I have way too much on my mind.


First of all, I should adress the cutting issue... well, I have continued to. Last night, I went on another cutting spree, and this morning, I woke up with "NUMB" scratched into my stomach. The really creepy thing is that I have no memory of doing that... and it's just a little eerie that I wouldn't remember that.

Apparently, Bridget has a new crush... and it's a senior. Has she not learned anything from me? My senior escapade ended in a broken heart for me. It's not that hard to see that freshman-senior... just doesn't work. I want her to be careful... and I miss her a lot. It's so different... now that we never see each other... and I think that we're starting to drift away...

School is a bitch. Seriously... I mean, I just don't care anymore... and it's starting to show in my acedemics and in my social life... I'm so scared that it'll all fall apart... and that I'll lose everything and everyone that I hold close now... and I don't want that... I need my friends... so badly. Without them, I would not be here right now.

When I talk to my friends, some of them are like, "Oh, just think about it; there's always someone worse off than you are."
IT. DOESN'T. HELP.
When I do that, then I feel even guiltier because I know that I shouldn't feel like this, and it makes it all worse... and it's also like when people make fun of cutting and shit.

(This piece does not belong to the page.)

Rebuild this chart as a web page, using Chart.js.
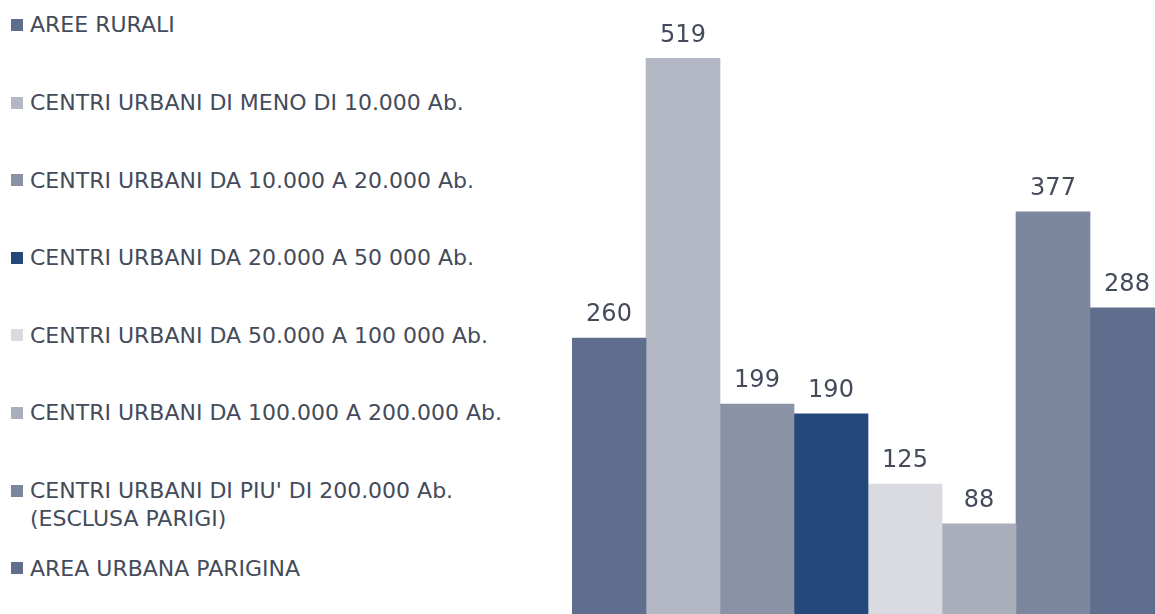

It's really not okay, and it needs to stop. Right now. Or I swear to God I'm going to fucking snap.

I am so close to the edge...

so close.
My parents aren't helping at all... they're always making jokes, and they never fucking take me seriously unless I start physically being there... like I grabbed my mom by the front of the shirt, and my dad took my head and hit it against the wall... hard. I didn't cry, but it hurt a lot. No, I'm not going to say that I don't do anything, but my mom seems to enjoy provoking my reactions. And I can't just ignore it. It's not that fucking easy.
"Suicide is a permanent solution to a temporary problem."
I wish I could believe this as much as I wanted to... but I've been dealing with all of this shit for about six fucking years, and I want it to stop... I hate this so much... but I can't do a fucking thing about it... nobody can...
I guess I'll continue this later...
~Lauren.

Monday, December 8, 2008

Slow Dance

Slow Dance
By: Lauren Elizabeth Hadlund
The lights are low,
The music is soft and calm,
and I love the feel of your fingers
Tracing the delicate lines on my palm.

One hand is around my waist,
Holding me in so tight,
I wouldn't wish for anything
'Cause it's all good tonight.

As I move my hand up your arm
and hug you close to me
I put my head on your chest
letting your scent set me free.

As we gently sway together,
the music keeping steady
I can't help but ask myself,
"Am I really ready?"

Just dance with me tonight,
Don't let anyone say it's not right,
'Cause both of us, we know it's true,
And tonight I just wanna dance with you.

Sunday, December 7, 2008

Gotta Be Somebody

I can't believe it's December already.

Time has gone by so fricking fast... it's insane how much has changed... even over one year... it's crazy how much shit my friends & I have gone through, and yet we've managed to stay strong and keep relying on each other. Breakups, makeups, parents... everything you could possibly imagine has been thrown at us... and yet we still manage to wake up the next day. I don't even know how we do it.

*sigh*

I don't know if I can take this anymore, ya know? I mean, I'm always being criticized by my parents- nothing I do is ever good enough, and then they always find something to nag me about... and it's starting to really get to me. For instance, my mother keeps telling me that my friends need me more than I need them and that I'm just a burden in their lives... and that I'm not wanted nor am I needed, and the really sad thing is that I think I actually believe her. :[ And then she has the guts to go on and talk about how "worried about me" she is. It's driving me fucking crazy! Some days I seriously would kill her if I wouldn't go to jail for it. I wish she would go off and die. I'm not really sure if I ever loved my parents... I guess I've simply tolerated them... but I can't tell... because now I'm not sure of anything... especially love... and I hate how I'm always so confused and I can't say anything that's 100% because I don't want to lie to someone...

It's got to stop.

Or I won't make it.

Because I may be strong, but I'm not strong enough to keep handling this like it's coming at me. & I realize that, and that makes me stronger... but I have my weaknesses, too... like cutting.

Yesterday I cut.

I used a paperclip.

It still stings.

But I can't stop... it's like I'm sick or something.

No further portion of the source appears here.